Work required => Please copy every line of the records below that holds the word "Rebuild".

<<<<

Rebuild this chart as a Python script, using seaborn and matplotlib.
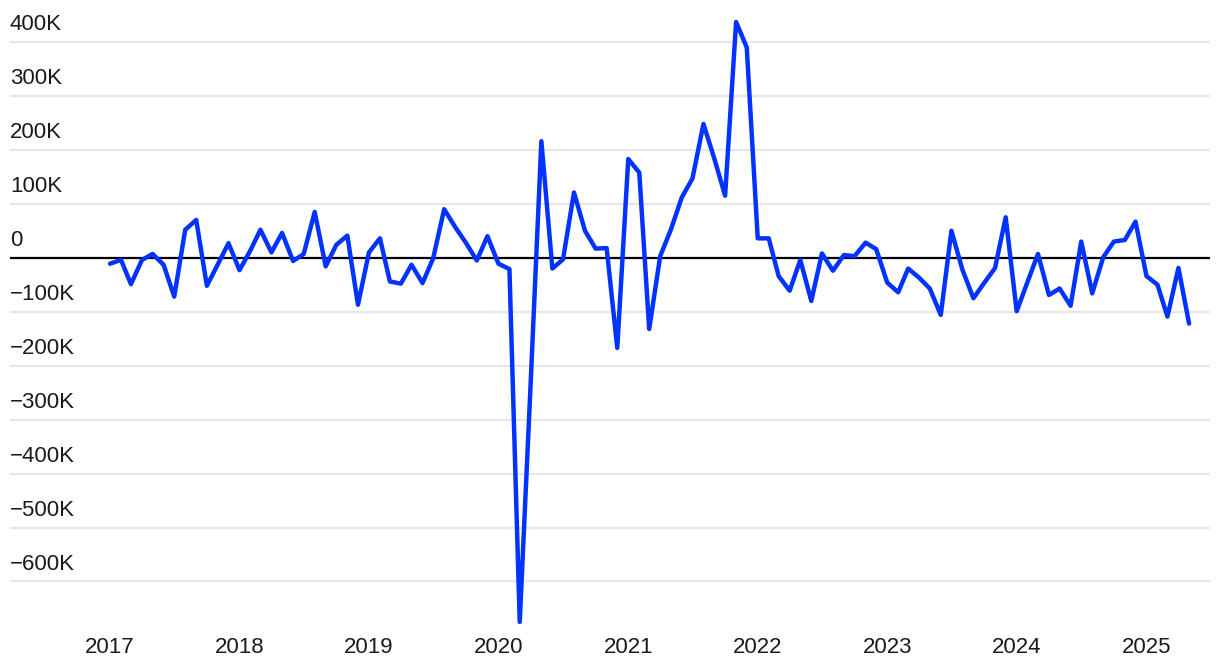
import pandas as pd
import matplotlib
matplotlib.use("Agg")
from matplotlib import pyplot as plt
import matplotlib.dates as mdates
import seaborn as sns

# monthly change, thousands (Jan 2017 .. May 2025)
values = [
    -11, -4, -49, -4, 7, -13, -72, 52, 70, -52, -12, 27,
    -23, 14, 52, 10, 46, -6, 7, 85, -16, 24, 41, -87,
    10, 36, -44, -48, -13, -47, -1, 90, 57, 28, -5, 40,
    -11, -21, -675, -230, 216, -20, -3, 121, 50, 17, 18, -167,
    183, 158, -132, 3, 52, 112, 147, 248, 183, 115, 437, 390,
    36, 36, -34, -61, -4, -80, 8, -24, 5, 3, 28, 16,
    -46, -64, -20, -37, -57, -106, 50, -22, -75, -47, -19, 75,
    -99, -44, 7, -69, -57, -89, 30, -66, 1, 30, 33, 67,
    -34, -50, -109, -19, -122,
]
dates = pd.date_range("2017-01-01", periods=len(values), freq="MS")
years = list(range(2017, 2026))
ytick_vals = [400, 300, 200, 100, 0, -100, -200, -300, -400, -500, -600]
ytick_labels = ["400K", "300K", "200K", "100K", "0", "−100K", "−200K",
                "−300K", "−400K", "−500K", "−600K"]

df = pd.DataFrame({"date": dates, "change": values})

sns.set_theme(style="white")
plt.rcParams["font.family"] = ["Liberation Sans", "DejaVu Sans"]

fig = plt.figure(figsize=(12.2, 6.7), dpi=100)
ax = fig.add_axes([10 / 1220, 40 / 670, 1200 / 1220, 615 / 670])

for v in ytick_vals:
    if v == 0:
        continue
    ax.axhline(v, color="#e6e6e6", lw=1.5, zorder=0)
ax.axhline(0, color="black", lw=1.6, zorder=1)

sns.lineplot(data=df, x="date", y="change", color="#0033ff", lw=3.2, ax=ax, zorder=3)

ax.set_ylim(-690, 450)
ax.set_xlim(pd.Timestamp("2016-03-25"), pd.Timestamp("2025-06-29"))

for v, lab in zip(ytick_vals, ytick_labels):
    ax.annotate(lab, xy=(0, v), xycoords=("axes fraction", "data"),
                xytext=(0, 5), textcoords="offset points",
                ha="left", va="bottom", fontsize=16, color="#1a1a1a")

ax.set_yticks([])
ax.set_xticks([pd.Timestamp(f"{y}-01-01") for y in years])
ax.xaxis.set_major_formatter(mdates.DateFormatter("%Y"))
ax.tick_params(axis="x", length=0, pad=5, labelsize=16, labelcolor="#1a1a1a")
ax.set_xlabel("")
ax.set_ylabel("")
for s in ax.spines.values():
    s.set_visible(False)

fig.savefig("out.png", dpi=100)
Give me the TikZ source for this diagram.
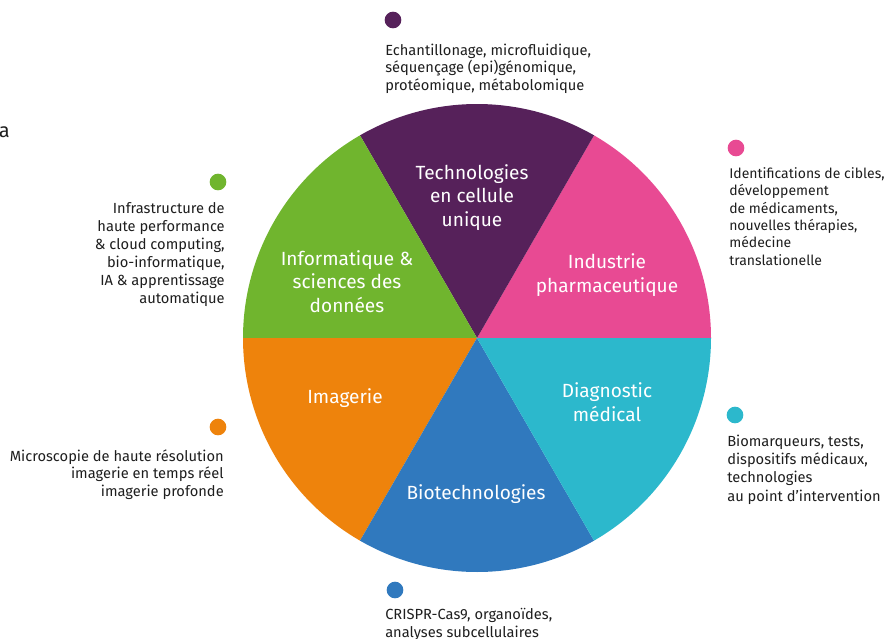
\documentclass[tikz,border=0pt]{standalone}
\usepackage{fontspec}
\setmainfont{Fira Sans}
\definecolor{cpurple}{HTML}{56215A}
\definecolor{cpink}{HTML}{E84A93}
\definecolor{ccyan}{HTML}{2CB8CC}
\definecolor{cblue}{HTML}{3079BE}
\definecolor{corange}{HTML}{EE830C}
\definecolor{cgreen}{HTML}{70B52E}
\definecolor{ctext}{HTML}{1E1E1E}
\begin{document}
\begin{tikzpicture}[x=0.75pt,y=-0.75pt,
  inlab/.style={text=white, align=center, inner sep=0pt, anchor=base, font=\fontsize{14.3}{17.6}\selectfont},
  outl/.style={text=ctext, align=left, inner sep=0pt, anchor=base west, font=\fontsize{11}{13}\selectfont},
  outr/.style={text=ctext, align=right, inner sep=0pt, anchor=base east, font=\fontsize{11}{13}\selectfont},
  dotm/.style={circle, inner sep=0pt, minimum size=12.5pt}]
\useasboundingbox (0,0) rectangle (889,639);
% pie
\begin{scope}[shift={(477,338)}, y=0.75pt]
  \fill[cpink]   (0,0) -- (0:234)   arc[start angle=0,   end angle=60,  radius=234] -- cycle;
  \fill[cpurple] (0,0) -- (60:234)  arc[start angle=60,  end angle=120, radius=234] -- cycle;
  \fill[cgreen]  (0,0) -- (120:234) arc[start angle=120, end angle=180, radius=234] -- cycle;
  \fill[corange] (0,0) -- (180:234) arc[start angle=180, end angle=240, radius=234] -- cycle;
  \fill[cblue]   (0,0) -- (240:234) arc[start angle=240, end angle=300, radius=234] -- cycle;
  \fill[ccyan]   (0,0) -- (300:234) arc[start angle=300, end angle=360, radius=234] -- cycle;
\end{scope}
% inner labels (anchor = baseline of last line)
\node[inlab] (lpurple) at (472,226) {Technologies\\en cellule\\unique};
\node[inlab] (lpink) at (607,292) {Industrie\\pharmaceutique};
\node[inlab] (lgreen) at (347,312) {Informatique \&\\sciences des\\données};
\node[inlab] (lorange) at (345,403) {Imagerie};
\node[inlab] (lcyan) at (607,421) {Diagnostic\\médical};
\node[inlab] (lblue) at (476,499) {Biotechnologies};
% dots
\node[dotm, fill=cpurple] (dpurple) at (393,20) {};
\node[dotm, fill=cpink] (dpink) at (736,148) {};
\node[dotm, fill=cgreen] (dgreen) at (218,182) {};
\node[dotm, fill=corange] (dorange) at (218,427) {};
\node[dotm, fill=ccyan] (dcyan) at (735,415) {};
\node[dotm, fill=cblue] (dblue) at (395,590) {};
% outer texts (anchor = baseline of last line)
\node[outl] (tpurple) at (385,90) {Echantillonage, microfluidique,\\séquençage (epi)génomique,\\protéomique, métabolomique};
\node[outl, font=\fontsize{10.5}{13}\selectfont] (tpink) at (729,265) {Identifications de cibles,\\développement\\de médicaments,\\nouvelles thérapies,\\médecine\\translationelle};
\node[outr, font=\fontsize{11}{13.4}\selectfont] (tgreen) at (225,303) {Infrastructure de\\haute performance\\\& cloud computing,\\bio-informatique,\\IA \& apprentissage\\automatique};
\node[outr] (torange) at (224,496) {Microscopie de haute résolution\\imagerie en temps réel\\imagerie profonde};
\node[outl, font=\fontsize{11}{13.7}\selectfont] (tcyan) at (727,501) {Biomarqueurs, tests,\\dispositifs médicaux,\\technologies\\au point d'intervention};
\node[outl] (tblue) at (385,637) {CRISPR-Cas9, organoïdes,\\analyses subcellulaires};
% stray letter at left edge
\node[text=ctext, inner sep=0pt, anchor=base east, font=\fontsize{15}{18}\selectfont] (stray) at (10,137) {a};
\end{tikzpicture}
\end{document}
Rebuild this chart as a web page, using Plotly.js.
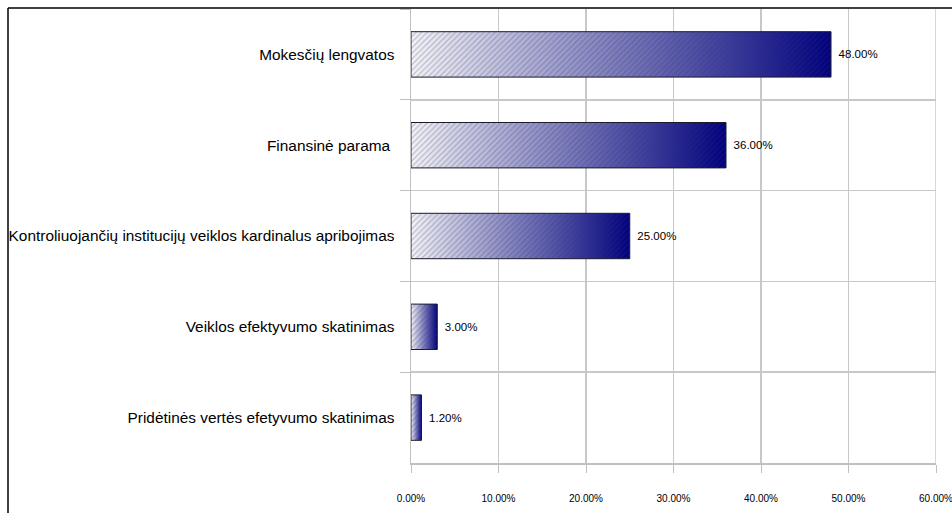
<!DOCTYPE html>
<html>
<head>
<meta charset="utf-8">
<script src="https://cdn.plot.ly/plotly-3.0.1.min.js"></script>
<style>
html,body{margin:0;padding:0;background:#fff;}
#chart{width:952px;height:513px;}
</style>
</head>
<body>
<div id="chart"></div>
<script>
// Data (top to bottom in the chart)
const categories = [
  "Mokesčių lengvatos",
  "Finansinė parama ",
  "Kontroliuojančių institucijų veiklos kardinalus apribojimas",
  "Veiklos efektyvumo skatinimas",
  "Pridėtinės vertės efetyvumo skatinimas"
];
const values = [48.0, 36.0, 25.0, 3.0, 1.2];
const valueLabels = values.map(v => v.toFixed(2) + "%");
const xTickVals = [0, 10, 20, 30, 40, 50, 60];
const xTickText = xTickVals.map(v => v.toFixed(2) + "%");
const xMax = 60;

const baseTrace = {
  type: "bar",
  orientation: "h",
  y: categories,
  x: values,
  text: valueLabels.map(t => "\u2009\u2009" + t),
  textposition: "outside",
  cliponaxis: false,
  textfont: {family: "Liberation Sans, Arial, sans-serif", size: 11.5, color: "#000"},
  marker: {color: "#7070b0", line: {color: "#1a1a2a", width: 1}},
  hoverinfo: "skip",
  width: 0.5
};
const hatchTrace = {
  type: "bar",
  orientation: "h",
  y: categories,
  x: values,
  marker: {
    color: "rgba(0,0,0,0)",
    line: {width: 0},
    pattern: {shape: "/", fgcolor: "rgba(50,50,90,0.28)", bgcolor: "rgba(0,0,0,0)", size: 4, solidity: 0.3}
  },
  hoverinfo: "skip",
  width: 0.5
};

const L = 411, R = 936, T = 9, B = 463, W = 952, H = 513;
const layout = {
  width: W,
  height: H,
  margin: {l: L, r: W - R, t: T, b: H - B},
  paper_bgcolor: "#fff",
  plot_bgcolor: "#fff",
  barmode: "overlay",
  showlegend: false,
  font: {family: "Liberation Sans, Arial, sans-serif", color: "#000"},
  xaxis: {
    range: [0, xMax],
    tickvals: xTickVals,
    ticktext: xTickText,
    ticks: "outside",
    ticklen: 8,
    tickcolor: "#c0c0c0",
    tickfont: {size: 10, color: "#000"},
    ticklabelstandoff: 17,
    ticklabeloverflow: "allow",
    showgrid: true,
    gridcolor: "#c8c8c8",
    gridwidth: 1.5,
    showline: true,
    linecolor: "#c0c0c0",
    linewidth: 1.5,
    zeroline: false,
    fixedrange: true
  },
  yaxis: {
    autorange: "reversed",
    type: "category",
    tickson: "boundaries",
    ticks: "outside",
    ticklen: 10,
    tickcolor: "#c0c0c0",
    tickfont: {size: 15.4, color: "#000"},
    ticklabelstandoff: 12,
    showgrid: true,
    gridcolor: "#c8c8c8",
    gridwidth: 1.5,
    showline: true,
    linecolor: "#c0c0c0",
    linewidth: 1.5,
    zeroline: false,
    fixedrange: true
  },
  shapes: [
    {
      type: "line", xref: "x", yref: "paper",
      x0: xMax, x1: xMax, y0: 0, y1: 1,
      line: {color: "#c8c8c8", width: 1.5}, layer: "below"
    },
    {
      type: "line", xref: "paper", yref: "paper",
      x0: (8 - L) / (R - L), x1: (8 - L) / (R - L),
      y0: -(H - B) / (B - T), y1: 1 + 1 / (B - T),
      line: {color: "#000", width: 1.5}
    },
    {
      type: "line", xref: "paper", yref: "paper",
      x0: (8 - L) / (R - L), x1: 1 + (W - R) / (R - L),
      y0: 1 + 1 / (B - T), y1: 1 + 1 / (B - T),
      line: {color: "#000", width: 1.5}
    }
  ]
};

const gd = document.getElementById("chart");
Plotly.newPlot(gd, [baseTrace, hatchTrace], layout, {staticPlot: true, displayModeBar: false}).then(() => {
  const svg = gd.querySelector("svg.main-svg");
  const defs = svg.querySelector("defs");
  const ns = "http://www.w3.org/2000/svg";
  const grad = document.createElementNS(ns, "linearGradient");
  grad.setAttribute("id", "barGrad");
  grad.setAttribute("x1", "0"); grad.setAttribute("y1", "0");
  grad.setAttribute("x2", "1"); grad.setAttribute("y2", "0");
  [["0", "#f4f4f8"], ["1", "#000080"]].forEach(([o, c]) => {
    const s = document.createElementNS(ns, "stop");
    s.setAttribute("offset", o);
    s.setAttribute("stop-color", c);
    grad.appendChild(s);
  });
  defs.appendChild(grad);
  const traces = svg.querySelectorAll(".barlayer .trace");
  if (traces.length) {
    traces[0].querySelectorAll(".point path").forEach(p => { p.style.fill = "url(#barGrad)"; });
  }
});
</script>
</body>
</html>
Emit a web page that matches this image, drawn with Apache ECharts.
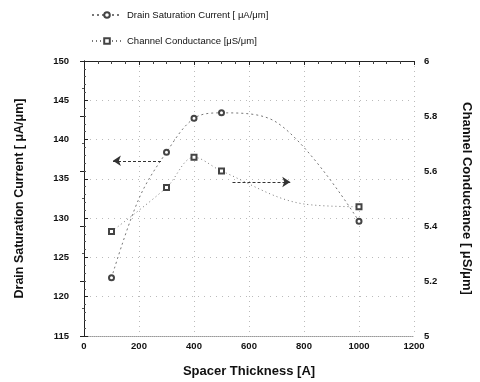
<!DOCTYPE html>
<html>
<head>
<meta charset="utf-8">
<script src="https://cdn.jsdelivr.net/npm/echarts@6/dist/echarts.min.js"></script>
<style>
    html, body {margin: 0; padding: 0; background: #fff;}
    #chart {width: 480px; height: 382px;}
</style>
</head>
<body>
<div id="chart"></div>
<script>
// 数据
var thickness = [100, 200, 300, 400, 500, 700, 1000];
var drainCurrent = [122.4, 132.5, 138.4, 142.7, 143.4, 142.2, 129.6];
var drainMarked = [true, false, true, true, true, false, true];
var condThickness = [100, 300, 400, 500, 800, 1000];
var conductance = [5.38, 5.54, 5.65, 5.60, 5.48, 5.47];
var condMarked = [true, true, true, true, false, true];
var xTicks = {min: 0, max: 1200, interval: 200};
var leftTicks = {min: 115, max: 150, interval: 5};
var rightTicks = {min: 5, max: 6, interval: 0.2};
// 箭头注释 [x起点, x终点, y]
var leftArrow = [280, 105, 137.3];
var rightArrow = [540, 750, 5.56];

var font = 'Liberation Sans, Arial, sans-serif';

function pairs(xs, ys, marked) {
    return xs.map(function (x, i) {
        var d = {value: [x, ys[i]]};
        if (!marked[i]) d.symbol = 'none';
        return d;
    });
}

var chart = echarts.init(document.getElementById('chart'));
var option = {
    animation: false,
    backgroundColor: '#fff',
    grid: {left: 84, right: 66, top: 61, bottom: 46, show: false, containLabel: false, outerBoundsMode: 'none'},
    legend: {
        orient: 'vertical',
        left: 86,
        top: 5,
        itemGap: 16,
        itemWidth: 30,
        itemHeight: 7,
        textStyle: {fontFamily: font, fontSize: 9.5, color: '#111'},
        data: ['Drain Saturation Current [ μA/μm]', 'Channel Conductance [μS/μm]']
    },
    xAxis: [{
        type: 'value',
        min: xTicks.min, max: xTicks.max, interval: xTicks.interval,
        name: 'Spacer Thickness [A]',
        nameLocation: 'middle',
        nameGap: 29,
        nameTextStyle: {fontFamily: font, fontSize: 13, fontWeight: 'bold', color: '#111'},
        axisLine: {show: true, lineStyle: {color: '#999', width: 1, type: 'dotted'}},
        axisTick: {show: false},
        axisLabel: {
            fontFamily: font, fontSize: 9.5, fontWeight: 'bold', color: '#111', margin: 5,
            formatter: function (v) { return String(v); }
        },
        splitLine: {show: true, lineStyle: {color: '#bbb', type: [1, 4], width: 1}}
    }, {
        type: 'value',
        position: 'top',
        min: xTicks.min, max: xTicks.max, interval: xTicks.interval,
        axisLine: {show: true, lineStyle: {color: '#222', width: 1}},
        axisTick: {show: true, inside: true, length: 4, lineStyle: {color: '#222'}},
        minorTick: {show: true, splitNumber: 4, length: 3, lineStyle: {color: '#444'}},
        axisLabel: {show: false},
        splitLine: {show: false}
    }],
    yAxis: [{
        type: 'value',
        position: 'left',
        min: leftTicks.min, max: leftTicks.max, interval: leftTicks.interval,
        name: 'Drain Saturation Current [ μA/μm]',
        nameLocation: 'middle',
        nameGap: 58,
        nameTextStyle: {fontFamily: font, fontSize: 12.5, fontWeight: 'bold', color: '#111'},
        axisLine: {show: true, lineStyle: {color: '#222', width: 1}},
        axisTick: {show: true, inside: true, length: 4, lineStyle: {color: '#222'}},
        minorTick: {show: true, splitNumber: 5, length: 2, lineStyle: {color: '#555'}},
        axisLabel: {fontFamily: font, fontSize: 9.5, fontWeight: 'bold', color: '#111', margin: 15},
        splitLine: {show: true, lineStyle: {color: '#bbb', type: [1, 5], width: 1}}
    }, {
        type: 'value',
        position: 'right',
        min: rightTicks.min, max: rightTicks.max, interval: rightTicks.interval,
        name: 'Channel Conductance [ μS/μm]',
        nameLocation: 'middle',
        nameGap: 46,
        nameRotate: -90,
        nameTextStyle: {fontFamily: font, fontSize: 13, fontWeight: 'bold', color: '#111'},
        axisLine: {show: true, lineStyle: {color: '#222', width: 1}},
        axisTick: {show: true, inside: true, length: 4, lineStyle: {color: '#222'}},
        minorTick: {show: true, splitNumber: 2, length: 2, lineStyle: {color: '#555'}},
        axisLabel: {fontFamily: font, fontSize: 9.5, fontWeight: 'bold', color: '#111', margin: 10},
        splitLine: {show: false}
    }],
    series: [{
        name: 'Drain Saturation Current [ μA/μm]',
        type: 'line',
        yAxisIndex: 0,
        smooth: 0.35,
        symbol: 'emptyCircle',
        symbolSize: 5,
        itemStyle: {color: '#444', borderWidth: 1},
        lineStyle: {color: '#777', width: 1, type: [2, 3]},
        data: pairs(thickness, drainCurrent, drainMarked),
        markLine: {
            silent: true,
            symbol: ['none', 'arrow'],
            symbolSize: 8,
            label: {show: false},
            lineStyle: {color: '#333', width: 1, type: [3, 2]},
            data: [[{coord: [leftArrow[0], leftArrow[2]]}, {coord: [leftArrow[1], leftArrow[2]]}]]
        }
    }, {
        name: 'Channel Conductance [μS/μm]',
        type: 'line',
        yAxisIndex: 1,
        smooth: 0.35,
        symbol: 'emptyRect',
        symbolSize: 5,
        itemStyle: {color: '#444', borderWidth: 1},
        lineStyle: {color: '#777', width: 1, type: [1, 3]},
        data: pairs(condThickness, conductance, condMarked),
        markLine: {
            silent: true,
            symbol: ['none', 'arrow'],
            symbolSize: 8,
            label: {show: false},
            lineStyle: {color: '#333', width: 1, type: [3, 2]},
            data: [[{coord: [rightArrow[0], rightArrow[2]]}, {coord: [rightArrow[1], rightArrow[2]]}]]
        }
    }]
};
chart.setOption(option);
</script>
</body>
</html>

>>>>

Output of the task =>
Rebuild this chart as a Python script, using seaborn and matplotlib.
Rebuild this chart as a web page, using Plotly.js.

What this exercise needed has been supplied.